** start of Materials provided **
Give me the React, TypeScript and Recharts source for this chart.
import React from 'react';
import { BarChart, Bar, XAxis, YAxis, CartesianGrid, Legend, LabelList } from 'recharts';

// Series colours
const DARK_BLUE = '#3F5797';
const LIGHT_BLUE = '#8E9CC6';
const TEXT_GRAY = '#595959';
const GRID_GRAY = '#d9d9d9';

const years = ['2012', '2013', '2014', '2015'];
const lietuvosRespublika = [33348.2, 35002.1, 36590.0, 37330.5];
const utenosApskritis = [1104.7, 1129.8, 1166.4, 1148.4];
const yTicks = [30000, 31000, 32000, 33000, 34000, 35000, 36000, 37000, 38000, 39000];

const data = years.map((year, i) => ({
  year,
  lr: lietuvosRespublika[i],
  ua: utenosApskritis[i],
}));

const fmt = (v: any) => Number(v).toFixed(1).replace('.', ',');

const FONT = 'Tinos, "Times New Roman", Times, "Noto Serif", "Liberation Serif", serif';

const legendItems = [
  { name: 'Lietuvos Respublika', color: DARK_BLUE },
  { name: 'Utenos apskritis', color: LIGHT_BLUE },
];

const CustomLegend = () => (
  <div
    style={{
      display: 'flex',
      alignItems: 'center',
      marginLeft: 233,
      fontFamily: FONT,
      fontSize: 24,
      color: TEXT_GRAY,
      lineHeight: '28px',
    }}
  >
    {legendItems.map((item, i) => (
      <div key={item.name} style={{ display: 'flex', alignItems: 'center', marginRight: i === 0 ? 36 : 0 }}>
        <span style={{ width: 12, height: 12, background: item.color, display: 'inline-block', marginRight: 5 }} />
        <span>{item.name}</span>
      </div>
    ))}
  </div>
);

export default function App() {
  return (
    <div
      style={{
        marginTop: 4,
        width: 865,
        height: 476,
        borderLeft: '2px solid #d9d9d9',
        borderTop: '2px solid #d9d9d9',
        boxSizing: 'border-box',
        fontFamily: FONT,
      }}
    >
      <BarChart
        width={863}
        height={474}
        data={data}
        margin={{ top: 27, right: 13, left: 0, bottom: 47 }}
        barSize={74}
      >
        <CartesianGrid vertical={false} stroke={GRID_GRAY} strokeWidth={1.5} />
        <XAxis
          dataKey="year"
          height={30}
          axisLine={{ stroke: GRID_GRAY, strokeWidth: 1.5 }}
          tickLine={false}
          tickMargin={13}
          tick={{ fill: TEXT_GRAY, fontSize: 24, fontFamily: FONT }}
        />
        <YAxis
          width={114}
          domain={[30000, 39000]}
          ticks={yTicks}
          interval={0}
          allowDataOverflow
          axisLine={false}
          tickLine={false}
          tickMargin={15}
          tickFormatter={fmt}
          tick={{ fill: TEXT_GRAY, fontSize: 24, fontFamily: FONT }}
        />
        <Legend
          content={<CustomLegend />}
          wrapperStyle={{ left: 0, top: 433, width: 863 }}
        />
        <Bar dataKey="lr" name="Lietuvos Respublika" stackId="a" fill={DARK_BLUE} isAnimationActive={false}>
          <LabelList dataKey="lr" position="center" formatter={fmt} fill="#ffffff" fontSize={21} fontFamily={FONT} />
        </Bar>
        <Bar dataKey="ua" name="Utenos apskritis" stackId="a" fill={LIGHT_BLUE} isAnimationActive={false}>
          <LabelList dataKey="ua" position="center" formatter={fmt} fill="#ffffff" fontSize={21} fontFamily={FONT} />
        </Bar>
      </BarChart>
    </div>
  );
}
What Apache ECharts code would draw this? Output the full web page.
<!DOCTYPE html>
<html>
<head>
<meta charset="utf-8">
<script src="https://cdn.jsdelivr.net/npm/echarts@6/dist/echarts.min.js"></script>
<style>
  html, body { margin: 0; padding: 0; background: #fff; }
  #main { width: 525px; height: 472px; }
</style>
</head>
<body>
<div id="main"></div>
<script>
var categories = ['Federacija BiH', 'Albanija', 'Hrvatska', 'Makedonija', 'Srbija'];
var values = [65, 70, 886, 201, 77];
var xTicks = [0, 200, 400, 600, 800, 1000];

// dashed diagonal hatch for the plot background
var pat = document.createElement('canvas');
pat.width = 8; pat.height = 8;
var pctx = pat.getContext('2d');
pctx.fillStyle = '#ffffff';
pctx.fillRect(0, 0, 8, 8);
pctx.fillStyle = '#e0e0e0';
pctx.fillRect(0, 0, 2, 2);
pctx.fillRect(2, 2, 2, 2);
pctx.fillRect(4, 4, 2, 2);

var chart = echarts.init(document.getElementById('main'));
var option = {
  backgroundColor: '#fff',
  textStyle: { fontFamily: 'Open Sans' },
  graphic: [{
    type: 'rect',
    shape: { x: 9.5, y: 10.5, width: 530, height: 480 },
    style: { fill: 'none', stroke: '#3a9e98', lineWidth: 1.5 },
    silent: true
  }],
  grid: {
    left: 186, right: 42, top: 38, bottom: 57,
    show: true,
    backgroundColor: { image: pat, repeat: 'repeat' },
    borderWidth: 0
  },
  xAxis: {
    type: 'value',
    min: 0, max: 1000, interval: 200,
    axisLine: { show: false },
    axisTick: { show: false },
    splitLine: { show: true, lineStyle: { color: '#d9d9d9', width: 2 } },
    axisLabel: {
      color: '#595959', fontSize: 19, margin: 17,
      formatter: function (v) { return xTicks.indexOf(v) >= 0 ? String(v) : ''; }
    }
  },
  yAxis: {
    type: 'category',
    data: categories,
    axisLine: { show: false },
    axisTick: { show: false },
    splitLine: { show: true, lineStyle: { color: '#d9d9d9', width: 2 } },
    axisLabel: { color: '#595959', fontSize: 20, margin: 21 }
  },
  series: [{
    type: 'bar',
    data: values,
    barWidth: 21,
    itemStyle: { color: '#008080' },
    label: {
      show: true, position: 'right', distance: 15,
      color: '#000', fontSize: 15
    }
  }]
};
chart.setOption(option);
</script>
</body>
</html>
** end of Materials provided **
** start of Materials provided **
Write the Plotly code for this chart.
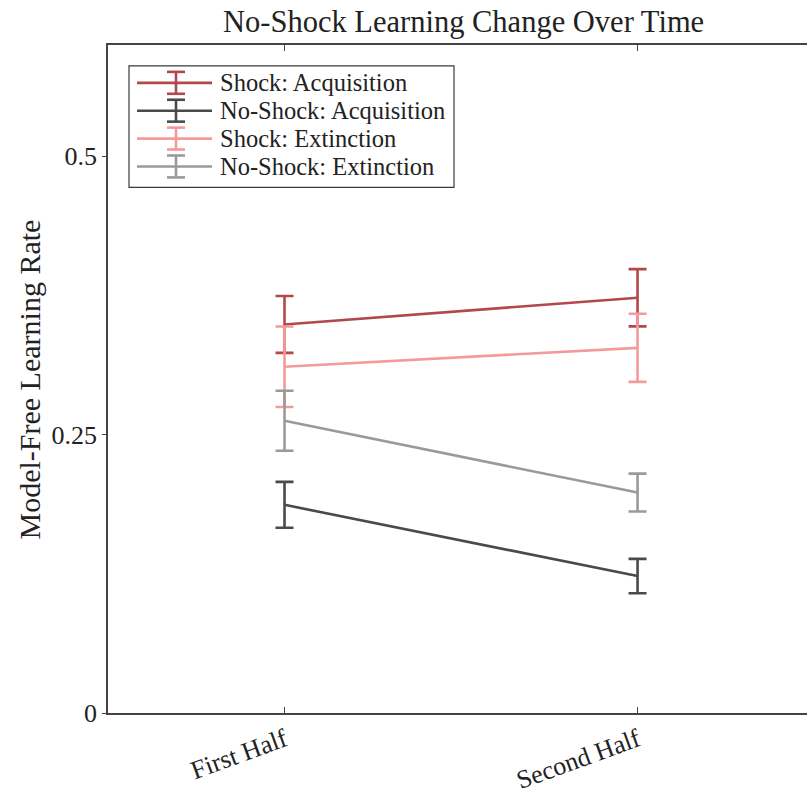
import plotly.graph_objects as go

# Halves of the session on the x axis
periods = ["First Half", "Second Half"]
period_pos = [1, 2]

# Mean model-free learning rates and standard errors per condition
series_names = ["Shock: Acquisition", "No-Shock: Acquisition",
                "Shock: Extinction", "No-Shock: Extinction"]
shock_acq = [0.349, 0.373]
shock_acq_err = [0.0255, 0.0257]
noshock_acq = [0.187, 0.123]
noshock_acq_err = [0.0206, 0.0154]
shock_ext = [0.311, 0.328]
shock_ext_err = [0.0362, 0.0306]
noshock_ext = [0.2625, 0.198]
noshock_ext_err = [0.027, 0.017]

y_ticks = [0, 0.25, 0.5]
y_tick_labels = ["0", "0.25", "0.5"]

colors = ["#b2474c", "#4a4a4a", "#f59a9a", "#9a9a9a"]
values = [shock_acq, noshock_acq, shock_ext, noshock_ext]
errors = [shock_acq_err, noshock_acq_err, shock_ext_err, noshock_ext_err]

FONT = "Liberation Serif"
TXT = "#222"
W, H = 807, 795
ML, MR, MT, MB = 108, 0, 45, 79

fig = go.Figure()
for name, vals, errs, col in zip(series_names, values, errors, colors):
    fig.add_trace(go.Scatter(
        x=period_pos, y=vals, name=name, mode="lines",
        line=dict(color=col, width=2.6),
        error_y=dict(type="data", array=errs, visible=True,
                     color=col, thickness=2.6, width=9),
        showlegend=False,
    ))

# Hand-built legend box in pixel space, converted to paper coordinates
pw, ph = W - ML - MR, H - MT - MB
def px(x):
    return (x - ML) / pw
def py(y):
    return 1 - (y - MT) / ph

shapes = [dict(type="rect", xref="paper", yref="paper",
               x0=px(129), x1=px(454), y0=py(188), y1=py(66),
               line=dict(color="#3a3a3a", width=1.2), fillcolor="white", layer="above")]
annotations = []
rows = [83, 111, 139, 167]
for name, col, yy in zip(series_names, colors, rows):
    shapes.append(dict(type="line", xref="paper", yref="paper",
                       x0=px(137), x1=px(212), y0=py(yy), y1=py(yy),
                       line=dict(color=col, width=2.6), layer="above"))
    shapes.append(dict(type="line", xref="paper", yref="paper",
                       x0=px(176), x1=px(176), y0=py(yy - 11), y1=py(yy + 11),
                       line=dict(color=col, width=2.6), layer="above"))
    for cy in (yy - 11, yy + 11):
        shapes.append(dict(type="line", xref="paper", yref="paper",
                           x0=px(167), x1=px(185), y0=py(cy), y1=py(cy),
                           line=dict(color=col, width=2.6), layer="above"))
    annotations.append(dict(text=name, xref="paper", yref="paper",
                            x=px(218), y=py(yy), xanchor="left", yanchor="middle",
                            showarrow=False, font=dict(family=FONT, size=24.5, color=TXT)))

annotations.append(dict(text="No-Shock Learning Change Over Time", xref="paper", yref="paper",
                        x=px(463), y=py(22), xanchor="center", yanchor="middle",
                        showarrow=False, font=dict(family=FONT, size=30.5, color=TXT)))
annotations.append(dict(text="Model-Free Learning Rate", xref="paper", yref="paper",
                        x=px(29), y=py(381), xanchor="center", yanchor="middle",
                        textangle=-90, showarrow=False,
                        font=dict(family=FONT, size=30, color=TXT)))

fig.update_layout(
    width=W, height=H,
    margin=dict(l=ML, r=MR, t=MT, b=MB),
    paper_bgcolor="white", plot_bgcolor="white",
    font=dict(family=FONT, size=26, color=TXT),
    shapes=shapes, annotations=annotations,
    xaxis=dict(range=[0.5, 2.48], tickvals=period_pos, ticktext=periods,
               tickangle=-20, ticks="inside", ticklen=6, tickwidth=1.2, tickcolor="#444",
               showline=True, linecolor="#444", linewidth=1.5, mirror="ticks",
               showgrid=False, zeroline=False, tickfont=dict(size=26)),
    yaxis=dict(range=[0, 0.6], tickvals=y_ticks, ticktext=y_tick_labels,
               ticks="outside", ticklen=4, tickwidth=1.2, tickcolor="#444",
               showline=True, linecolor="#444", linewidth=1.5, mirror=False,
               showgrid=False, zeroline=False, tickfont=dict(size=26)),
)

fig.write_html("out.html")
** end of Materials provided **
◆ What the task requires
Quote only the lines running from the line with "Write the Plotly code for this chart." to the line with "period_pos = [1, 2]", ends included, exactly as they appear and without the pictures.

◆ Task response
Write the Plotly code for this chart.
import plotly.graph_objects as go

# Halves of the session on the x axis
periods = ["First Half", "Second Half"]
period_pos = [1, 2]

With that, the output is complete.